There are a few signs that the line is getting blurry. If you’re chasing losses, hiding play from other people, raising stakes after a bad session, or trying to win back money you already set aside, it’s time to stop and reset. Self-exclusion tools exist for exactly that reason, and they’re worth using if the pressure isn’t easing. A break can be a day, a week, or longer, depending on what you need.
Age rules matter too. Play only if you meet the legal age requirement in your location, often 18+ or 21+ depending on jurisdiction. If gambling starts to feel hard to control, support is available through local helplines, treatment providers, and national problem-gambling services. The goal isn’t to moralise the hobby, it’s to keep it in a zone where it stays optional.
Common mistakes that drain a bankroll faster than expected
One of the biggest mistakes is treating a bonus feature as if it’s guaranteed to arrive soon. It isn’t. A game can spend a long time building nothing, then pay in a burst, and that pattern lures players into overcommitting. Another common error is switching stakes after a losing stretch. The logic feels intuitive, but it usually turns a manageable session into a chase.
Pay attention to session length, not just win and loss totals. A player can be up early, then hand it all back by staying in too long because the game feels “close.” That feeling is rarely a reliable signal. It’s better to set a time cap and walk away while the decision is still easy. This is especially true with volatile slots and crash games, where the rhythm can encourage one more round, then another.

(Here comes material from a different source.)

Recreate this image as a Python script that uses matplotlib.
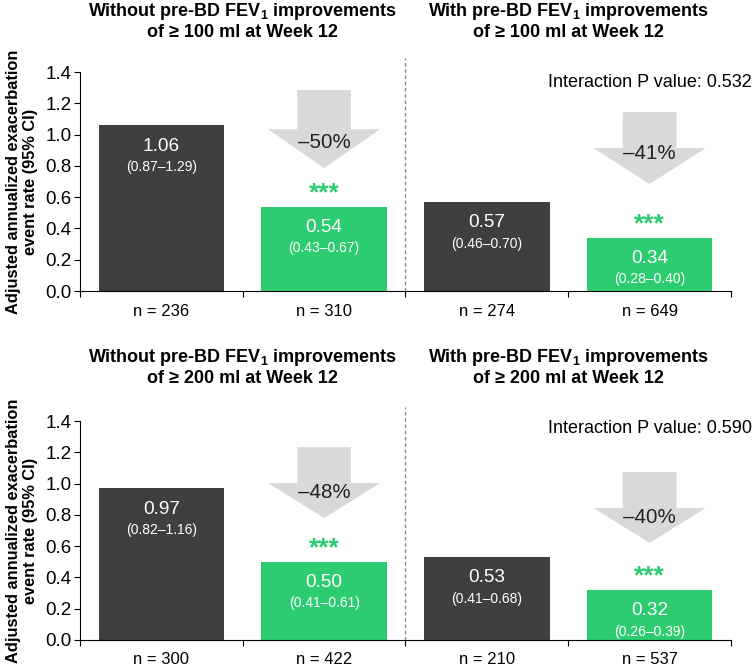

If you’re comparing games, keep a note of which ones actually suit your style. Some players prefer frequent small returns, others prefer long droughts with a bigger feature ceiling. Tracking that pattern for a few sessions is more useful than relying on lobby labels or marketing language. The games that fit your budget and patience are usually the ones you’ll enjoy the longest, and that’s the session worth repeating.